Ce changement climatique a-t-il été si intense qu'il a pu emporter notre bonhomme ? Un refroidissement presque aussi important a existé il y a 70 000 ans. Fut-il insuffisant pour éteindre Neandertal ? Un climat semblable à celui de 30 000 BP baignait pourtant l'Europe il y a 130 000 ans : les Néandertaliens classiques (apparus à ce moment) ont survécu sans problème à cette période. Une si longue étendue dans le temps des populations néandertaliennes soulignent aussi la qualité de leurs technologies, qui selon Jacques Cinq-Mars sont sous-estimées par l'équipe de van Andel.
Selon María Fernanda Sánchez Goñi et Francesco d'Errico, l'absence de site moustérien dans le sud de l'Espagne pendant le refroidissement H4 (36 000 à 33 000 ans) et leur réapparition à la fin de cette période suggèrent une contraction de la population néandertalienne pendant ce refroidissement, suivie d'une courte expansion avant sa disparition définitive il y a 28 000 ou 29 000 ans. L'extinction des Néandertaliens ne serait donc pas due à un bouleversement climatique.
Cinq-Mars précise que souvent les mouvements de population dont il s'agit à l'époque concernée par Stage 3 ne sont pas de grandes migrations mais plutôt des successions de reflux et d'expansions de populations.
Il relativise l'importance du facteur climatique en rappelant que des sites comme Vogelherd et Hohle Fels dans les Alpes étaient occupés entre 35 000 et 30 000 BP, et que la Sibérie et l'Altaï aussi étaient habités en période froide. Ma fille présentait des arguments semblables. Notons toutefois que le site de Yana était une steppe et non de la toundra quand il était occupé par l'homme.
Précisons aussi que les Néandertaliens et les Aurignaciens fabriquaient et utilisaient des sagaies (certains ont cru lire que van Andel en faisait une invention gravettienne).
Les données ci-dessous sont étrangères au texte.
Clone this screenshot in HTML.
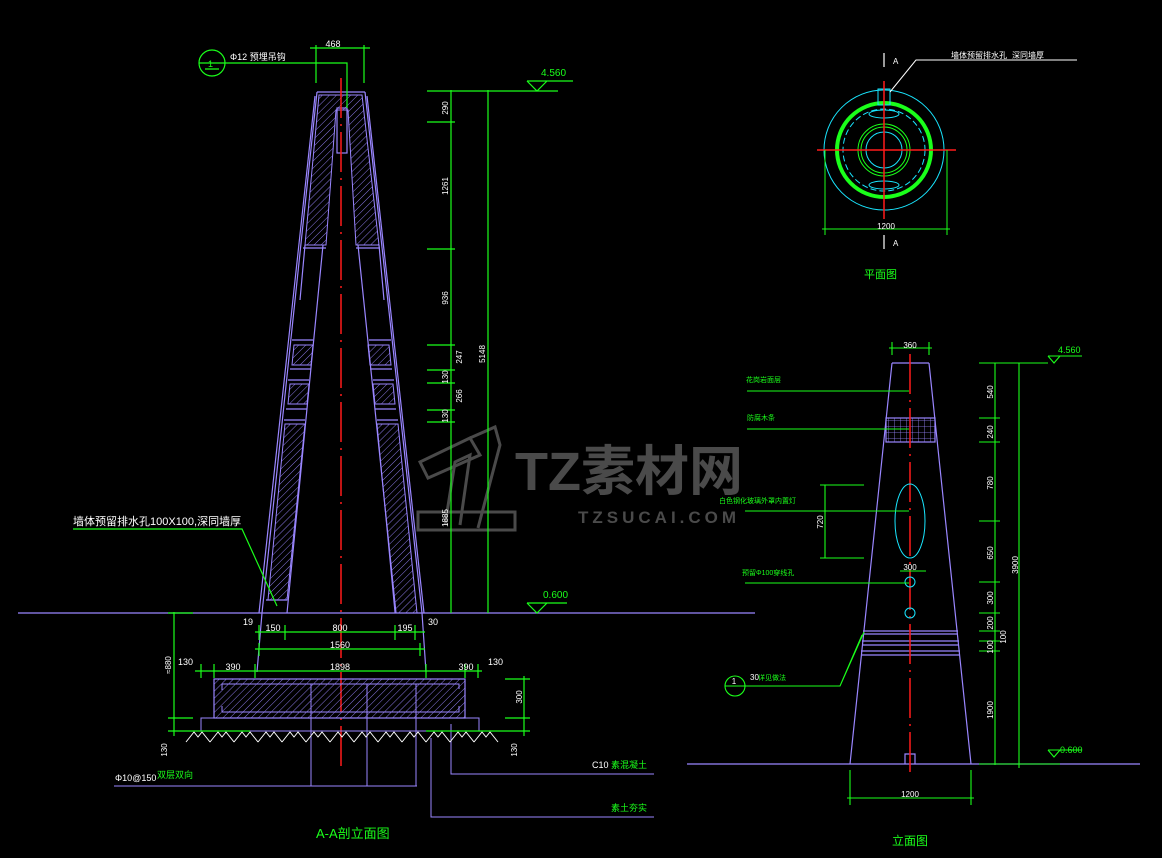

Les outils et les armes des Gravettiens sont différents, plus légers (certains ont cru lire que van Andel les trouvaient plus lourds) que ceux des Aurignaciens, et leur habitat est plus élaboré. Les Gravettiens connaissaient-ils la couture et le tissage ? Pas les deux autres populations de l'étude ?
Les foyers résiduels aurignaciens présentés par le Stage 3 Project se superposent aux zones refuges du Maximum glaciaire : mais les Aurignaciens n'ont pas vécu jusqu'à la fin du Premier interpléniglaciaire. Ce furent les Gravettiens qui durent refluer vers le sud-ouest de la France, les rives de la Mer Noire, l'Ukraine et la Russie devant le froid du Maximum glaciaire (22 000-18 000 BP) .
Concernant les modifications climatiques autour de 30 000 BP, voici ce que l'on pouvait lire dans la littérature classique :
"Le climat subi par les Aurignaciens est instable. De 38 000 à 30 000 BP, les oscillations sont tempérées ou froides. Le froid est assez vif pour provoquer un paysage de steppe (...). A partir de 30 000 BP, des oscillations tempérées importantes permettent le développement de forêts de conifères en Europe centrale et de feuillus en Europe de l'Ouest. Le froid recommence à sévir en Europe centrale vers 27 000 BP. (...) La période la plus caractéristique du Gravettien occidental correspond à la fin d'une vague de froid, puis à un interstade tempéré (Kesselt) d'une durée de 2000 ans, et s'achève au début d'un nouvel épisode froid et sec." (Mohen & Taborin, 1998)
"Les variations climatiques ont dû être beaucoup plus supportables (...). La température n'a pas varié de plus de quelques degrés, en moyenne, par rapport à celle que nous connaissons aujourd'hui dans nos pays tempérés. (...) Le climat du Paléolithique supérieur ancien en Europe occidentale se caractérise par son instabilité due à l'alternance de phases froides et de périodes de réchauffement mineures . (...) Le Châtelperronien disparaît progressivement pendant l'épisode de refroidissement qui aboutit à un climat froid et sec, au-delà de 30 000 ans." (Baffier, 1999).